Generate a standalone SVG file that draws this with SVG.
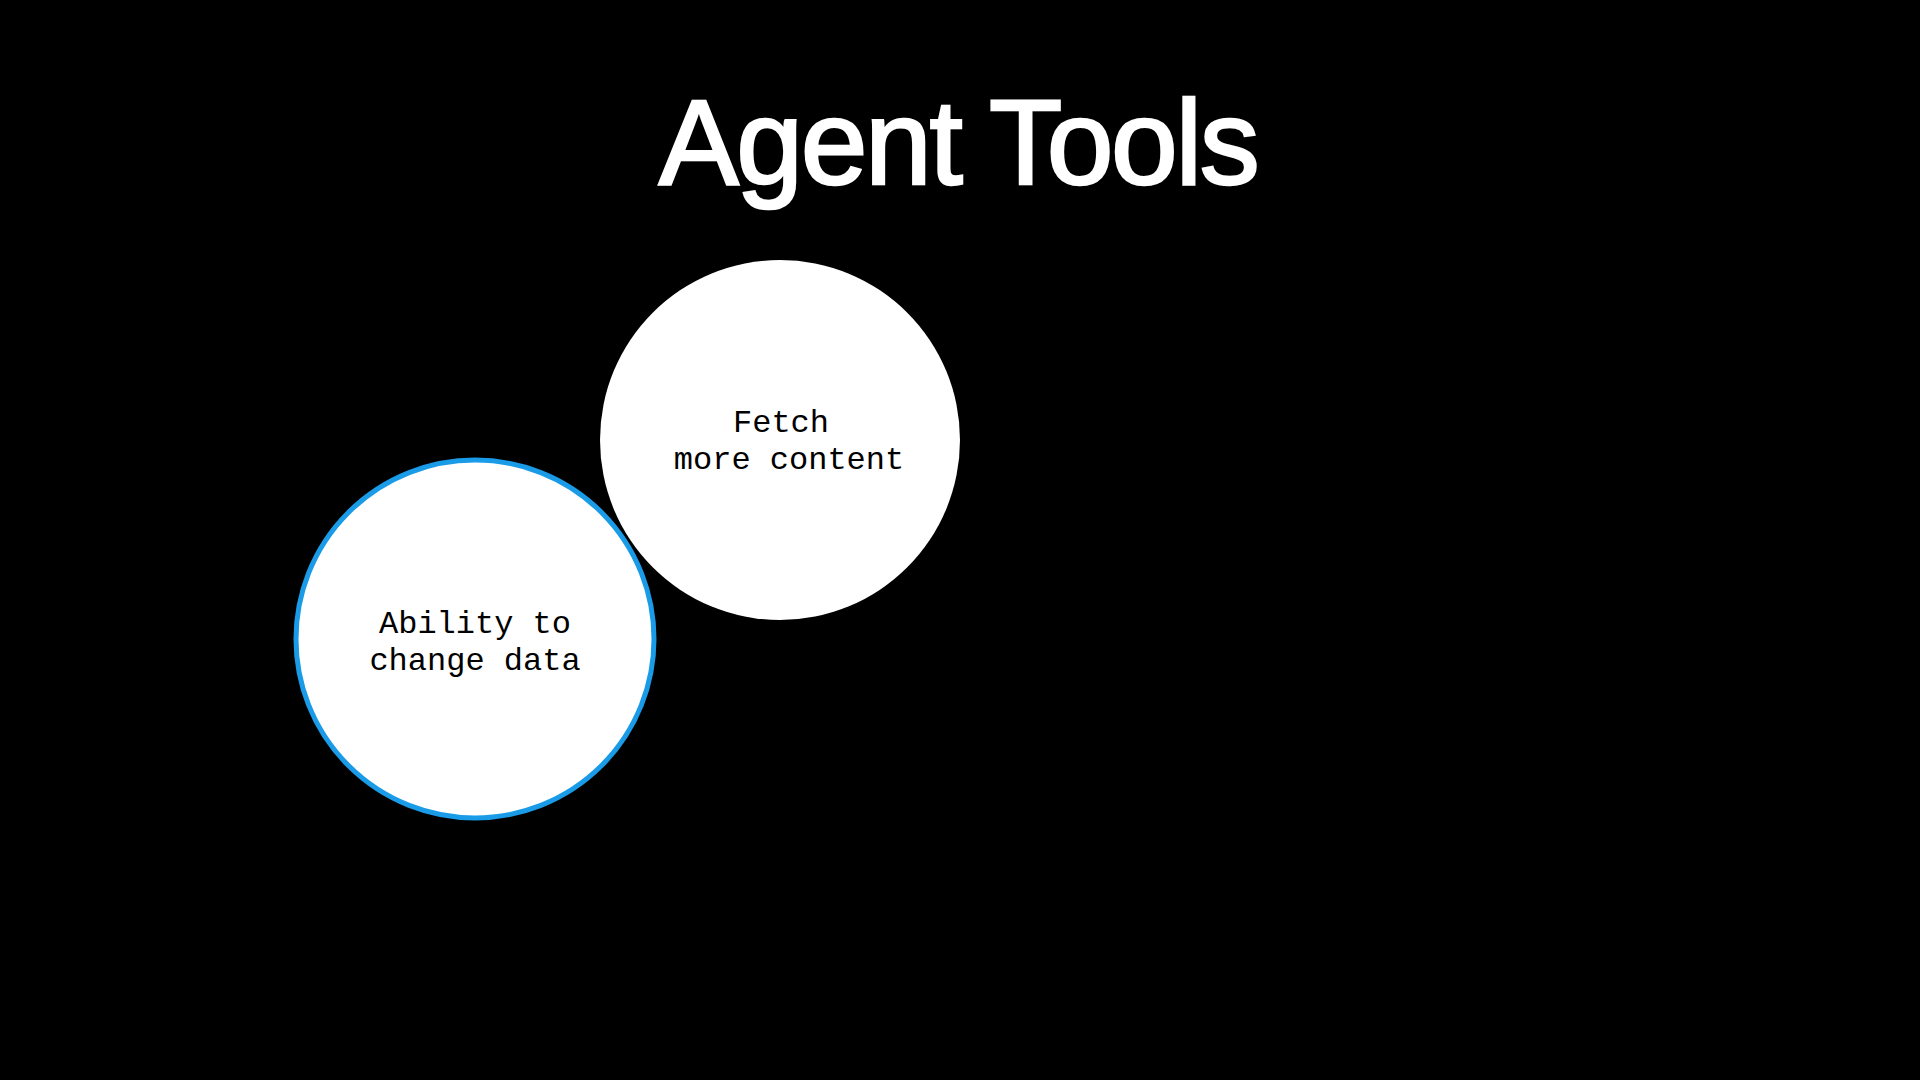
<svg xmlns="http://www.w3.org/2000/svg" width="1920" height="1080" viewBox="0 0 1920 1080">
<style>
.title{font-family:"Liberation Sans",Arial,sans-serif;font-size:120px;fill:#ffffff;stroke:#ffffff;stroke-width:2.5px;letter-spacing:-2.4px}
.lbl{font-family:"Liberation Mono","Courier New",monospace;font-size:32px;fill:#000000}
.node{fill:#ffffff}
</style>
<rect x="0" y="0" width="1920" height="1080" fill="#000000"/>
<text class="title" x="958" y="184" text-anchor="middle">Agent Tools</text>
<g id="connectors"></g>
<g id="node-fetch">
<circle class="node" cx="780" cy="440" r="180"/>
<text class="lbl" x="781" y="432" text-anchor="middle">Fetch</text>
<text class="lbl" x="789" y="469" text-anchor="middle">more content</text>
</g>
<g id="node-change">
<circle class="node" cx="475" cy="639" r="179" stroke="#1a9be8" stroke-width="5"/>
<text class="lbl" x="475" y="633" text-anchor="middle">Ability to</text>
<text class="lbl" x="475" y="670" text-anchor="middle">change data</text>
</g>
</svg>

*What the task asks:*
Go through the listing above and quote it exactly, apart from its images.

*Exercise response:*
Generate a standalone SVG file that draws this with SVG.
<svg xmlns="http://www.w3.org/2000/svg" width="1920" height="1080" viewBox="0 0 1920 1080">
<style>
.title{font-family:"Liberation Sans",Arial,sans-serif;font-size:120px;fill:#ffffff;stroke:#ffffff;stroke-width:2.5px;letter-spacing:-2.4px}
.lbl{font-family:"Liberation Mono","Courier New",monospace;font-size:32px;fill:#000000}
.node{fill:#ffffff}
</style>
<rect x="0" y="0" width="1920" height="1080" fill="#000000"/>
<text class="title" x="958" y="184" text-anchor="middle">Agent Tools</text>
<g id="connectors"></g>
<g id="node-fetch">
<circle class="node" cx="780" cy="440" r="180"/>
<text class="lbl" x="781" y="432" text-anchor="middle">Fetch</text>
<text class="lbl" x="789" y="469" text-anchor="middle">more content</text>
</g>
<g id="node-change">
<circle class="node" cx="475" cy="639" r="179" stroke="#1a9be8" stroke-width="5"/>
<text class="lbl" x="475" y="633" text-anchor="middle">Ability to</text>
<text class="lbl" x="475" y="670" text-anchor="middle">change data</text>
</g>
</svg>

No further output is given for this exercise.